▸ **Collected data**:
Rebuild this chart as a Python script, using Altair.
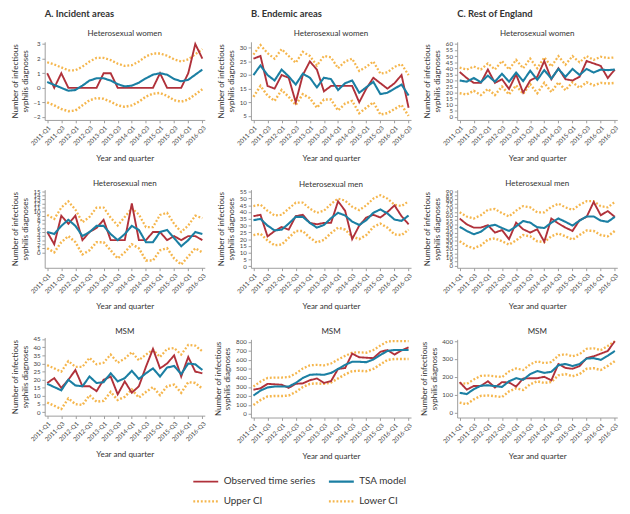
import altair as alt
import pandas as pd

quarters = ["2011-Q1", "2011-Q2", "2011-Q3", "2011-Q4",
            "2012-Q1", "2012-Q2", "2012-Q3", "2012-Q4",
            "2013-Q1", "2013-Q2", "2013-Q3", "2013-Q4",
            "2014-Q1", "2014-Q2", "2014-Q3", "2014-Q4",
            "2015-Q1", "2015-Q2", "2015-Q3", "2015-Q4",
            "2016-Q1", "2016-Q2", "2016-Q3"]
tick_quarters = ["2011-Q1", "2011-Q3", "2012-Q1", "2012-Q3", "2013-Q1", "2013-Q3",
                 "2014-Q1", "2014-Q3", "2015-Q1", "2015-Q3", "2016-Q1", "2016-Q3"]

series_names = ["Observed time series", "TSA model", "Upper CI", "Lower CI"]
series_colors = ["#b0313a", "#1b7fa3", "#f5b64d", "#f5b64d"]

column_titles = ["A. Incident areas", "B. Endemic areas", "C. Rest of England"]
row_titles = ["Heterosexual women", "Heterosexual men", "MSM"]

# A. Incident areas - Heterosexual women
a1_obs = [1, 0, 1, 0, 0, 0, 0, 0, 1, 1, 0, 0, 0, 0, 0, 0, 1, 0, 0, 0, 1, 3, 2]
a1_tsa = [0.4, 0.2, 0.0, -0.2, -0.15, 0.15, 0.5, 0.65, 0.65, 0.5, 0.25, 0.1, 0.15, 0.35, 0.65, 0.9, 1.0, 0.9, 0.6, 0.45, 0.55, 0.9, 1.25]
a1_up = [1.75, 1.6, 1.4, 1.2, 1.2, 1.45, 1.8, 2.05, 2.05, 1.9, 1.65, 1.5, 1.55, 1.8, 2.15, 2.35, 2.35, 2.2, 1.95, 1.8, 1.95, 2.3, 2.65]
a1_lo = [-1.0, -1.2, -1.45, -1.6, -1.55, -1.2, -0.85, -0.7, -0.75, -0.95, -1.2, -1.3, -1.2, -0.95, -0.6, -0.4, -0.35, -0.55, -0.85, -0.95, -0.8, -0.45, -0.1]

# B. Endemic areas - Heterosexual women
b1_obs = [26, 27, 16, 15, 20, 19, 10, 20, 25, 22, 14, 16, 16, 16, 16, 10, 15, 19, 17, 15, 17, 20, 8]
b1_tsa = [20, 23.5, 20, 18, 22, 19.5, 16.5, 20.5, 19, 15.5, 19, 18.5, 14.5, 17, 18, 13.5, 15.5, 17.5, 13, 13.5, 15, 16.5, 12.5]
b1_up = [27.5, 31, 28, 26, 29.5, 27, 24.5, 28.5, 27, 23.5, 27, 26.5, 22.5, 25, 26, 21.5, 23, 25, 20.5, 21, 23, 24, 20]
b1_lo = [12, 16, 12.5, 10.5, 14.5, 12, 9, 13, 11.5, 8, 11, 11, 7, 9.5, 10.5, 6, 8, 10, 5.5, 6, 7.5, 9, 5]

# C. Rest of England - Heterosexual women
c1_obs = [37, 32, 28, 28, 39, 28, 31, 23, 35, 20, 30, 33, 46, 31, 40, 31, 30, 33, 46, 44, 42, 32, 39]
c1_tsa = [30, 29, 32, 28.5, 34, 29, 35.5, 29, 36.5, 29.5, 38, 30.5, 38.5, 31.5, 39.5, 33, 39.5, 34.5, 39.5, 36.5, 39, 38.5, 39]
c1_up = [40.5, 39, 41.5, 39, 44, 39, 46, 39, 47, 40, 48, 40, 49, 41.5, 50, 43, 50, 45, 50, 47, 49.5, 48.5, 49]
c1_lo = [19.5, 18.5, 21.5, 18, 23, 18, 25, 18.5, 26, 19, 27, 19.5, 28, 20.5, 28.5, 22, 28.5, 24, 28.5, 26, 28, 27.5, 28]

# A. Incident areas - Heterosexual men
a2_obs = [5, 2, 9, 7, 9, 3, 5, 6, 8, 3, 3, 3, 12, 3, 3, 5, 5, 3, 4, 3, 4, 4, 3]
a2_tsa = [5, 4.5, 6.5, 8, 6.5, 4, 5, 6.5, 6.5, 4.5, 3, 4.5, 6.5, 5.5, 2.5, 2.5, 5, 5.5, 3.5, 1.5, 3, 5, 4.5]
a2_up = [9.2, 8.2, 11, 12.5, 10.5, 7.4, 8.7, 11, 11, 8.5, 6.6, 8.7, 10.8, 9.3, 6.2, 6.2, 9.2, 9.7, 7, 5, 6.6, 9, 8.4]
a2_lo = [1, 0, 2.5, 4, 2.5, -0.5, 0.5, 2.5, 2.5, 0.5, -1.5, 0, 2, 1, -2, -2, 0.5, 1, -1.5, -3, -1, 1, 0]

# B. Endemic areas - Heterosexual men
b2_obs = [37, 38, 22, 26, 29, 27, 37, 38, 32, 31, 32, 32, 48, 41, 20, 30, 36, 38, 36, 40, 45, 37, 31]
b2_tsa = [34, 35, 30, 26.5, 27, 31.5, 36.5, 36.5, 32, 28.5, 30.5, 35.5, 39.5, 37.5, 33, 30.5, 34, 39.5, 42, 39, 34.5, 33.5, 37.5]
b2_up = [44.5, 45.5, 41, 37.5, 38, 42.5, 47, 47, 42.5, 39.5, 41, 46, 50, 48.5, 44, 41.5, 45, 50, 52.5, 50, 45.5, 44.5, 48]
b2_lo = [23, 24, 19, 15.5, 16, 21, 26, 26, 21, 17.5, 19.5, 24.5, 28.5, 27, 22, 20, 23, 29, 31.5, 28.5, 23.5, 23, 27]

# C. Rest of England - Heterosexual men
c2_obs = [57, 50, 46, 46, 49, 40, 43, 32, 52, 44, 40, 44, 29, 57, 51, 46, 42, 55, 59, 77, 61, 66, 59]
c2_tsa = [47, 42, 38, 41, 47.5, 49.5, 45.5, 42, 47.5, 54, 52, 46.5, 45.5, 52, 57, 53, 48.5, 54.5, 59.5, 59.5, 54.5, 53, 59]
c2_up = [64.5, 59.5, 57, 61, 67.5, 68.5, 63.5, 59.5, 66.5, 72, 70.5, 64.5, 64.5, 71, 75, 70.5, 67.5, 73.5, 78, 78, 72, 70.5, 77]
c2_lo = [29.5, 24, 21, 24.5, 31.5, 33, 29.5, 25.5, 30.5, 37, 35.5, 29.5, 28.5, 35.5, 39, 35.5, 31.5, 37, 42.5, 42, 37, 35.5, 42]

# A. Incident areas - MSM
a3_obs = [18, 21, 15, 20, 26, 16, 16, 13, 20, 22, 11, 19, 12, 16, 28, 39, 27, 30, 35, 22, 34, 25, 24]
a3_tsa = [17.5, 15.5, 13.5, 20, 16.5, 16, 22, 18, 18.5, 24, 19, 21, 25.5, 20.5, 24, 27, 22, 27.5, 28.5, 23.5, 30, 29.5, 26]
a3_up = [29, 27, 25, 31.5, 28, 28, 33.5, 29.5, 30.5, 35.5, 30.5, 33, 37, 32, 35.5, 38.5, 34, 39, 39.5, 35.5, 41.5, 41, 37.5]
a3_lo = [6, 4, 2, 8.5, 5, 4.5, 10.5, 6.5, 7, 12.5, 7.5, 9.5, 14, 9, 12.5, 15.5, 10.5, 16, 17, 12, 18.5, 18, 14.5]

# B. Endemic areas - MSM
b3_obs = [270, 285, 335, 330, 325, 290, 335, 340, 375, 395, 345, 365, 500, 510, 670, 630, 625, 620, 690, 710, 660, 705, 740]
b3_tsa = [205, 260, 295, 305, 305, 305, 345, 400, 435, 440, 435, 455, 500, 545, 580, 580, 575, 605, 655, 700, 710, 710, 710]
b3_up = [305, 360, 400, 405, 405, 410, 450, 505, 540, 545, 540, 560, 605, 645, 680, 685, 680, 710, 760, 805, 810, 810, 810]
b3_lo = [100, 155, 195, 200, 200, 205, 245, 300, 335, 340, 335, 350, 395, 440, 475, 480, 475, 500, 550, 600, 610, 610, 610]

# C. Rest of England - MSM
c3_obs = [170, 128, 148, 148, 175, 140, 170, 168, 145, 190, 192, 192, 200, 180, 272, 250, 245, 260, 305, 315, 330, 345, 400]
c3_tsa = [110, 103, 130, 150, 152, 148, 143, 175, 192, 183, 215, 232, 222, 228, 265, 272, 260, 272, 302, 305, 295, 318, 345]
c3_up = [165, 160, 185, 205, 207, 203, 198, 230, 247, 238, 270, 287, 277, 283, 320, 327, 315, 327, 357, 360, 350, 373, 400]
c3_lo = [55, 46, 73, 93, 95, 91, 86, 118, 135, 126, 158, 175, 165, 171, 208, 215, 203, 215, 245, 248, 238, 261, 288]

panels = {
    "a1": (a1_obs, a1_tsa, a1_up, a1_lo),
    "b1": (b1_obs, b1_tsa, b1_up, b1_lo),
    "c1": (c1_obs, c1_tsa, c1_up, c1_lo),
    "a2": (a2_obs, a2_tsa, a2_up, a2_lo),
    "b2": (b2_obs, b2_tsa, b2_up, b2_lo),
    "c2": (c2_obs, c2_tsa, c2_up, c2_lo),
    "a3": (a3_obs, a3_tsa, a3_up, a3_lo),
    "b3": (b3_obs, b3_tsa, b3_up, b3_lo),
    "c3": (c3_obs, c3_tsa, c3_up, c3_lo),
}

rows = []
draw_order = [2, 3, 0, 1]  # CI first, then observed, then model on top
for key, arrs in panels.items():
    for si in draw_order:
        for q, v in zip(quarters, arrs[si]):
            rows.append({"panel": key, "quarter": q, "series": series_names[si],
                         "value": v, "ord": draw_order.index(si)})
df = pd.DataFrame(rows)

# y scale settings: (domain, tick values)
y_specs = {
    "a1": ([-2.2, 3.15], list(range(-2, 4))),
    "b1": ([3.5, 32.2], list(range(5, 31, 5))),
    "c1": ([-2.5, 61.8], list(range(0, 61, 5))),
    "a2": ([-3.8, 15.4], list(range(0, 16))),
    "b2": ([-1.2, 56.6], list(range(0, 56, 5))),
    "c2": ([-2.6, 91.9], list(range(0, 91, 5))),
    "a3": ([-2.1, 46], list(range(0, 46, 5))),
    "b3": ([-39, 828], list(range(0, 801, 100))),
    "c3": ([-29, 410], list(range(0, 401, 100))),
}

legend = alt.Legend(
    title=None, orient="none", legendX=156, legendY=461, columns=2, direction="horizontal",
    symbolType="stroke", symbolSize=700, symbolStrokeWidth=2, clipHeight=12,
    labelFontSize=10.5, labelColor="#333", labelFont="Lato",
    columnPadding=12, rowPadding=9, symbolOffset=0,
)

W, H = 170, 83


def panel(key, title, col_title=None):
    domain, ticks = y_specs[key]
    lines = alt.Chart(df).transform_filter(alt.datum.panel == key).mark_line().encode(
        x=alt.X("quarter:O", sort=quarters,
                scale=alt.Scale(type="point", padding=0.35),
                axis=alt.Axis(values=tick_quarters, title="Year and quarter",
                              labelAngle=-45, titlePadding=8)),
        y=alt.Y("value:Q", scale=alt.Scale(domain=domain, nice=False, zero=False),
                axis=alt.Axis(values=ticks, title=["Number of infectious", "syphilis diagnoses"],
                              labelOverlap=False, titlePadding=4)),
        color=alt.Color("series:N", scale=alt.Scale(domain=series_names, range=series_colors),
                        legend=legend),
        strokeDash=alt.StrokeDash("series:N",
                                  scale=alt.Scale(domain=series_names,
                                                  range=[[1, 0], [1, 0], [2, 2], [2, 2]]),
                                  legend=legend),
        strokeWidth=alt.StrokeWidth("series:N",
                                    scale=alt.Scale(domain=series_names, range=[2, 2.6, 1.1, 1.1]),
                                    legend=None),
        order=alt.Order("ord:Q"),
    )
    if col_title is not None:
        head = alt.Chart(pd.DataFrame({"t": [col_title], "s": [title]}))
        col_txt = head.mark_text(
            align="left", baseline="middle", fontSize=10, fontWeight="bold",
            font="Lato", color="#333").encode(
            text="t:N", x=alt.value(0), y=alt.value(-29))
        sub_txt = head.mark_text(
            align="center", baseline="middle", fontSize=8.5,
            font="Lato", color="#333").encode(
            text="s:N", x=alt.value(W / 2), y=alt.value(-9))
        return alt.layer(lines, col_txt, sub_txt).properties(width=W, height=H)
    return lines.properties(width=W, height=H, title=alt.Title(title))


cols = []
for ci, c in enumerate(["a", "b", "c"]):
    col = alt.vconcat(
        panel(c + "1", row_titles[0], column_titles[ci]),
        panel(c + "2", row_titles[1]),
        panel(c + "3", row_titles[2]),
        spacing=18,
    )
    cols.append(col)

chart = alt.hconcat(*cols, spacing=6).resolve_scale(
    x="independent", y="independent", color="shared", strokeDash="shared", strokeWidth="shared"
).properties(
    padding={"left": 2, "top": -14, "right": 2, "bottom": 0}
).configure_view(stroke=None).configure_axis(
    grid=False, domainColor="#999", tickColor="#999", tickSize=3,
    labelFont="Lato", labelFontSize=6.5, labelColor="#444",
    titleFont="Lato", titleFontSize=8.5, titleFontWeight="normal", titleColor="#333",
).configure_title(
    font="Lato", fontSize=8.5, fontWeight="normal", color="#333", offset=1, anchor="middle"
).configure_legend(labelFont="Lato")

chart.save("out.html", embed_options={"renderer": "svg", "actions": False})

▸ **Required work**:
Write out the lines from the start of the material to the line with "import pandas as pd", inclusive and exactly. Skip the pictures.

▸ **Response to this task**:
Rebuild this chart as a Python script, using Altair.
import altair as alt
import pandas as pd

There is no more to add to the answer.